======== INFORMATION PROVIDED ========
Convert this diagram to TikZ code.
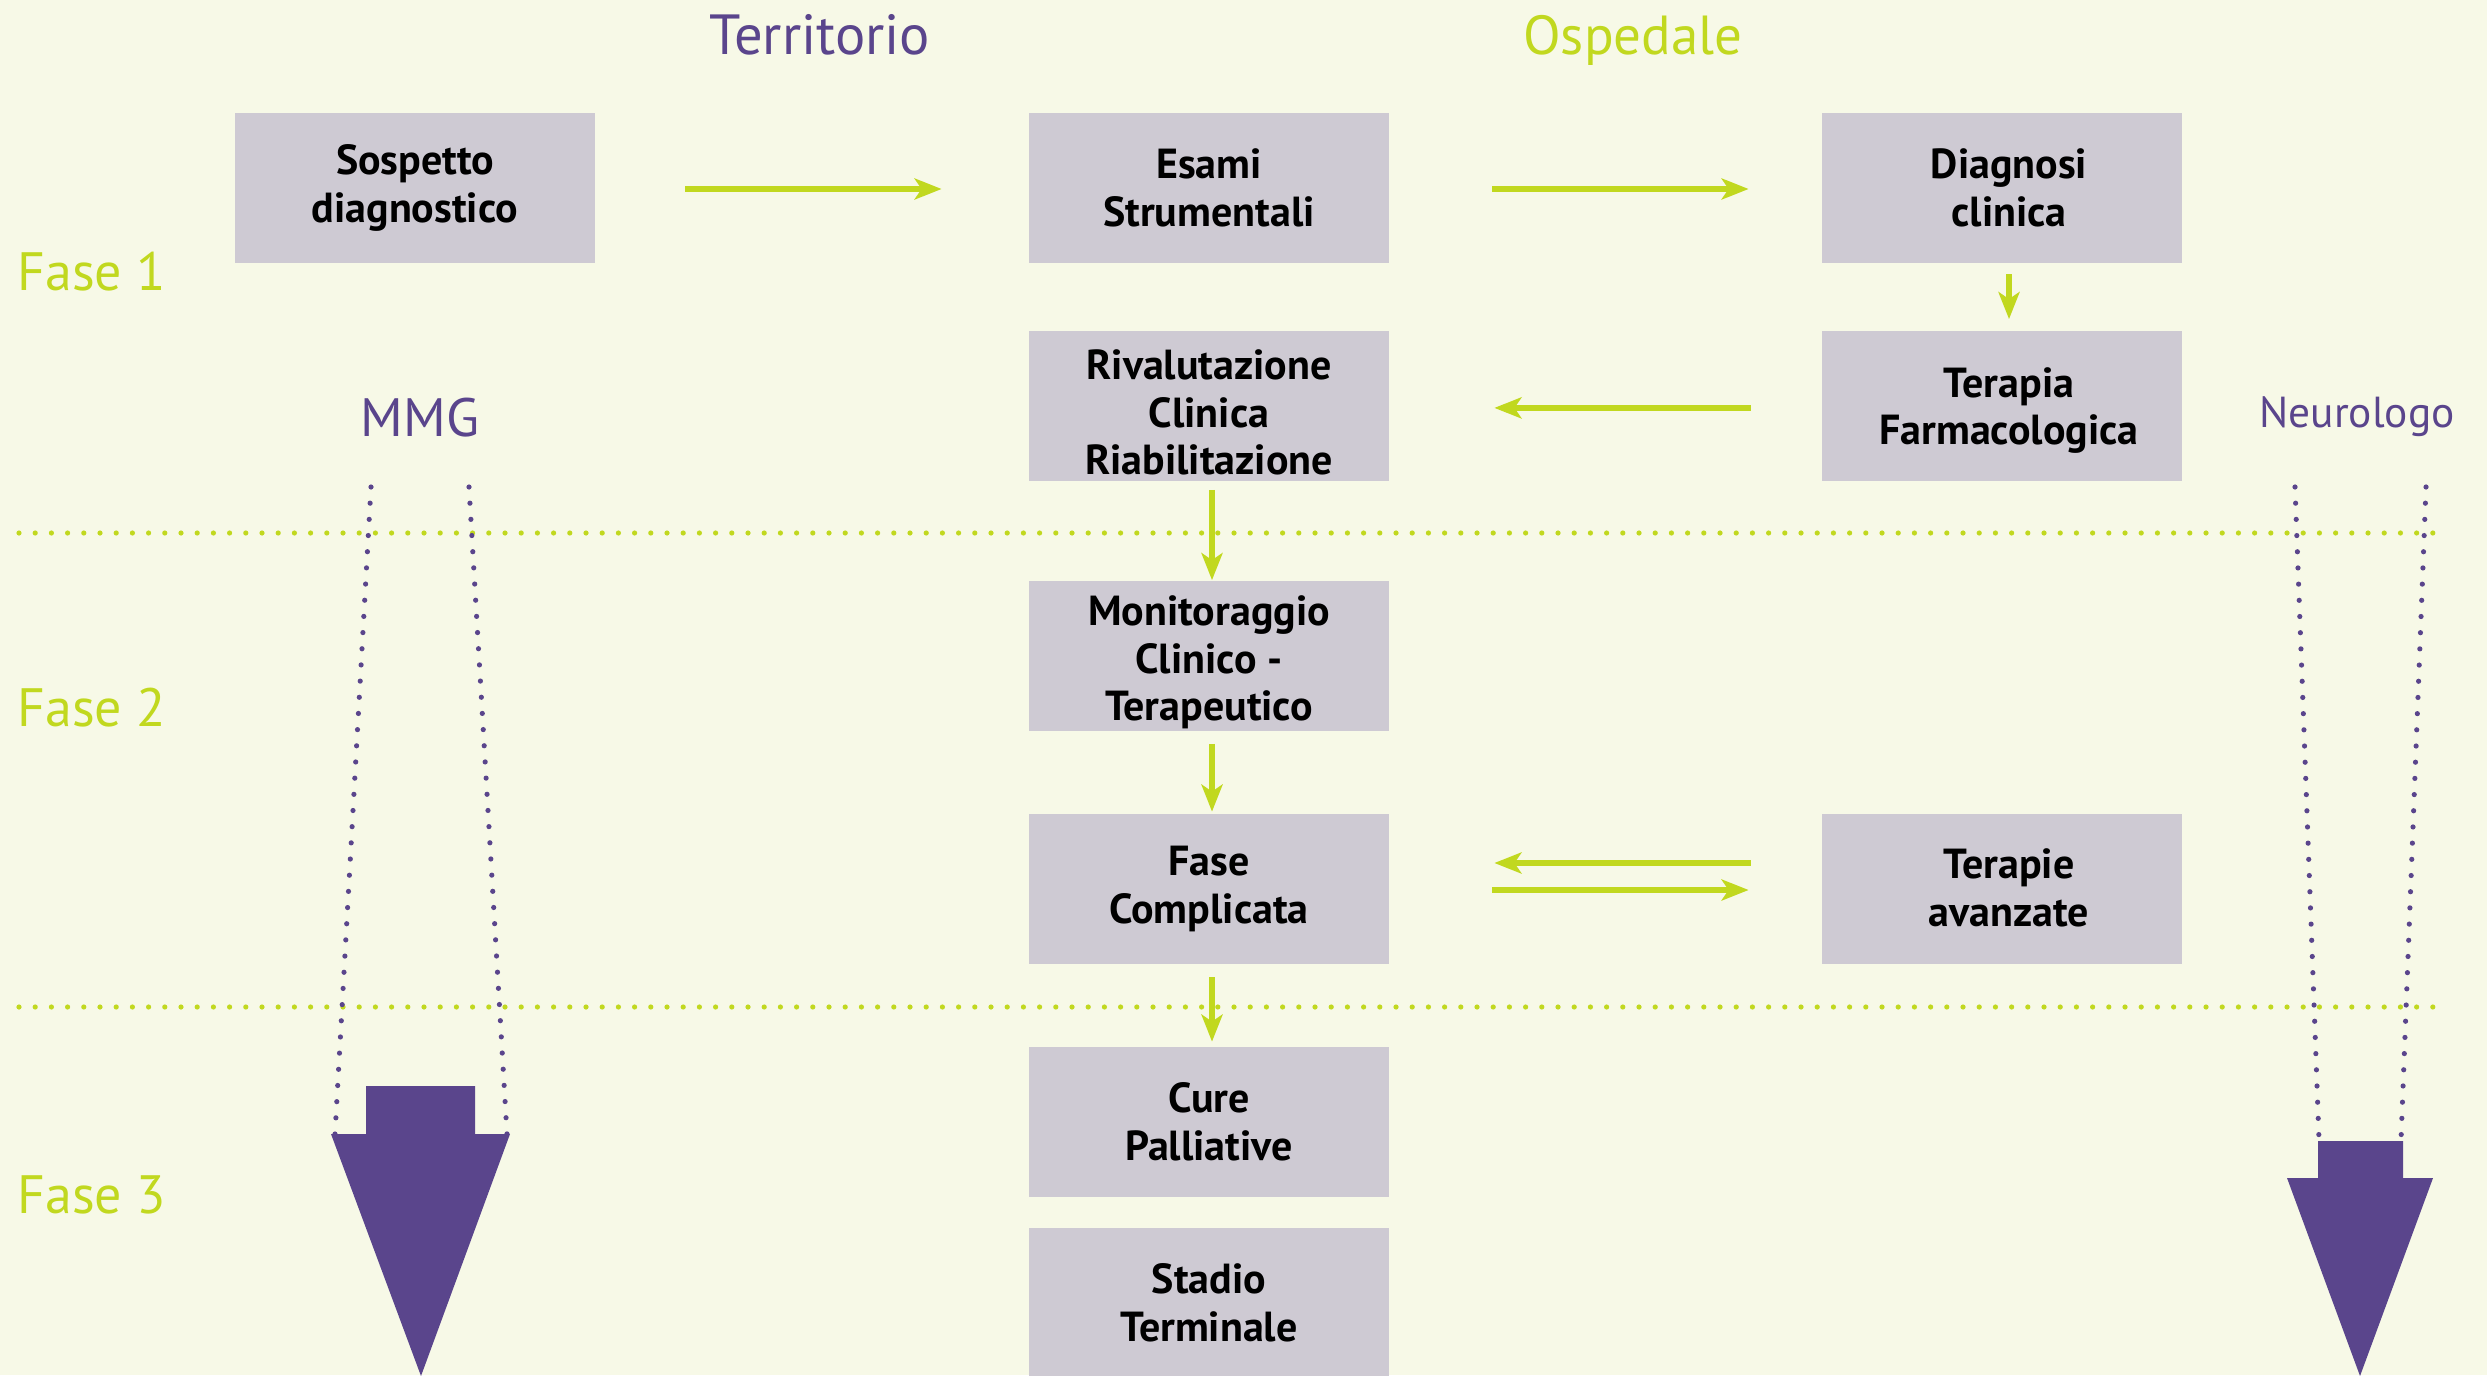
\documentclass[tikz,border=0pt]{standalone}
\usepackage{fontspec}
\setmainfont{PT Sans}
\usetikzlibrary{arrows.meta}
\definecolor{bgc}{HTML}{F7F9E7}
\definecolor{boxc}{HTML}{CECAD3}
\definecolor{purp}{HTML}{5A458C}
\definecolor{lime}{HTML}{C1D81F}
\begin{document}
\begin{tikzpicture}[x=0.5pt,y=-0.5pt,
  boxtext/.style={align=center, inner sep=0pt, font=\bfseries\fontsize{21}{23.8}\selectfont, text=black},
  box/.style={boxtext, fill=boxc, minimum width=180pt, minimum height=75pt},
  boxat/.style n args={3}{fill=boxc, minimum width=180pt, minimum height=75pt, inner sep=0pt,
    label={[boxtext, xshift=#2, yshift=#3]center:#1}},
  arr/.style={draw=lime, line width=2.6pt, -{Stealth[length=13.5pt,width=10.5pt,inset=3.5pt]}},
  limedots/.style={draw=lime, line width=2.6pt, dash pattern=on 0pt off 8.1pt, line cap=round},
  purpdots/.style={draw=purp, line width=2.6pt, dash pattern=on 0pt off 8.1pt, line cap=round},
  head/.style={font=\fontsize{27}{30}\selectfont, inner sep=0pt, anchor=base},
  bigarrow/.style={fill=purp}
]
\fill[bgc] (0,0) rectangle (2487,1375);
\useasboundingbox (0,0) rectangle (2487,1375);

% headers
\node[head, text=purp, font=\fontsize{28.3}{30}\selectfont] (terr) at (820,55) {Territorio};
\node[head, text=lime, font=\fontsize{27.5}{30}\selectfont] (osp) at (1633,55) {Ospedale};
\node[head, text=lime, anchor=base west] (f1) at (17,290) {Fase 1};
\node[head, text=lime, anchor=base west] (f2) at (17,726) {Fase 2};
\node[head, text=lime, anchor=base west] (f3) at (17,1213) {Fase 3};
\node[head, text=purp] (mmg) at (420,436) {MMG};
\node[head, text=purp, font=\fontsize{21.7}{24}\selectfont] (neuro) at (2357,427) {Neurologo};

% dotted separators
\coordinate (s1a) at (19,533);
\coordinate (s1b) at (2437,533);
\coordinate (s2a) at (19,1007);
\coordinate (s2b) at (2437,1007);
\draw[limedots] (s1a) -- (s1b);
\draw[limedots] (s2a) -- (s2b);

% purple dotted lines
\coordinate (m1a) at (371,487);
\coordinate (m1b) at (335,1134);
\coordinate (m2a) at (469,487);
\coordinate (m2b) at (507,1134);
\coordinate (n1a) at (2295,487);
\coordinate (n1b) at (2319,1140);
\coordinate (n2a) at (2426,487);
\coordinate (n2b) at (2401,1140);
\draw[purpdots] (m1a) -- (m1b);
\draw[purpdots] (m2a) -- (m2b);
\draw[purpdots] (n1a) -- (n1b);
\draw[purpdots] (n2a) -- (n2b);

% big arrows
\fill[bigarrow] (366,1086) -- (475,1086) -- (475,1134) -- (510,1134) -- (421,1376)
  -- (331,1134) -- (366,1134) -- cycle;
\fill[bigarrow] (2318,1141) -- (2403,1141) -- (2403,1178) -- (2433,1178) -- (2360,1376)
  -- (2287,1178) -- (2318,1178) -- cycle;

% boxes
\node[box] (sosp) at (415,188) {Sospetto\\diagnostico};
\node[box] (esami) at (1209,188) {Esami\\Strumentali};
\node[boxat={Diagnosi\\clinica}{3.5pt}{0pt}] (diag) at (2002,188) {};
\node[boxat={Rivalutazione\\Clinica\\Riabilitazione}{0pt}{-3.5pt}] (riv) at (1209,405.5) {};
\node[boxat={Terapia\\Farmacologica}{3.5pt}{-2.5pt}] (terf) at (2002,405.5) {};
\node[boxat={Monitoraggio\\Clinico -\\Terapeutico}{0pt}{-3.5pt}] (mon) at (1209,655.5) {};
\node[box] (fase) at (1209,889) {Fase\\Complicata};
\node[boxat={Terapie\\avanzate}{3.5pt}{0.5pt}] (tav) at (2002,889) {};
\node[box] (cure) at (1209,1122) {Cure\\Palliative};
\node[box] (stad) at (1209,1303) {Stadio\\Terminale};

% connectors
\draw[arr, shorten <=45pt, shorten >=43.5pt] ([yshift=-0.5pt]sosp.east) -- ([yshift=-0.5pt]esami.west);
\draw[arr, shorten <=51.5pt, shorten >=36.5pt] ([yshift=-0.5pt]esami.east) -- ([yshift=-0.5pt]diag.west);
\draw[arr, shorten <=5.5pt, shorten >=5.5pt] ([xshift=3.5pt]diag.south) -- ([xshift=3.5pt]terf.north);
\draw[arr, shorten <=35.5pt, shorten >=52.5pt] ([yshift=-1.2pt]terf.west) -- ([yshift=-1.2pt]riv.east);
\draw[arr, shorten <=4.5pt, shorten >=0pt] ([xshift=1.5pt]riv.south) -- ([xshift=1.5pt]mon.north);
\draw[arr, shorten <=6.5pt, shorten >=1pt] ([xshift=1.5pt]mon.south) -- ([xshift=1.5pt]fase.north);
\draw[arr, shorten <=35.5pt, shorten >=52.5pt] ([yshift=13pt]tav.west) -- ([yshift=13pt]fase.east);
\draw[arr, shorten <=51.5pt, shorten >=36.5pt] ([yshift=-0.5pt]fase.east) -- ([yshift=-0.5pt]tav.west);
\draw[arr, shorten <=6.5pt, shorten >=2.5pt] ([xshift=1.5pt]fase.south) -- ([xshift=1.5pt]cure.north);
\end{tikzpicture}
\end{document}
========
■ TASK TO CARRY OUT ■
Starting at the first line of the material, output exactly the lines up to and including the one with "(s2a) -- (s2b);". Do not include the pictures.

■ RESULT ■
Convert this diagram to TikZ code.
\documentclass[tikz,border=0pt]{standalone}
\usepackage{fontspec}
\setmainfont{PT Sans}
\usetikzlibrary{arrows.meta}
\definecolor{bgc}{HTML}{F7F9E7}
\definecolor{boxc}{HTML}{CECAD3}
\definecolor{purp}{HTML}{5A458C}
\definecolor{lime}{HTML}{C1D81F}
\begin{document}
\begin{tikzpicture}[x=0.5pt,y=-0.5pt,
  boxtext/.style={align=center, inner sep=0pt, font=\bfseries\fontsize{21}{23.8}\selectfont, text=black},
  box/.style={boxtext, fill=boxc, minimum width=180pt, minimum height=75pt},
  boxat/.style n args={3}{fill=boxc, minimum width=180pt, minimum height=75pt, inner sep=0pt,
    label={[boxtext, xshift=#2, yshift=#3]center:#1}},
  arr/.style={draw=lime, line width=2.6pt, -{Stealth[length=13.5pt,width=10.5pt,inset=3.5pt]}},
  limedots/.style={draw=lime, line width=2.6pt, dash pattern=on 0pt off 8.1pt, line cap=round},
  purpdots/.style={draw=purp, line width=2.6pt, dash pattern=on 0pt off 8.1pt, line cap=round},
  head/.style={font=\fontsize{27}{30}\selectfont, inner sep=0pt, anchor=base},
  bigarrow/.style={fill=purp}
]
\fill[bgc] (0,0) rectangle (2487,1375);
\useasboundingbox (0,0) rectangle (2487,1375);

% headers
\node[head, text=purp, font=\fontsize{28.3}{30}\selectfont] (terr) at (820,55) {Territorio};
\node[head, text=lime, font=\fontsize{27.5}{30}\selectfont] (osp) at (1633,55) {Ospedale};
\node[head, text=lime, anchor=base west] (f1) at (17,290) {Fase 1};
\node[head, text=lime, anchor=base west] (f2) at (17,726) {Fase 2};
\node[head, text=lime, anchor=base west] (f3) at (17,1213) {Fase 3};
\node[head, text=purp] (mmg) at (420,436) {MMG};
\node[head, text=purp, font=\fontsize{21.7}{24}\selectfont] (neuro) at (2357,427) {Neurologo};

% dotted separators
\coordinate (s1a) at (19,533);
\coordinate (s1b) at (2437,533);
\coordinate (s2a) at (19,1007);
\coordinate (s2b) at (2437,1007);
\draw[limedots] (s1a) -- (s1b);
\draw[limedots] (s2a) -- (s2b);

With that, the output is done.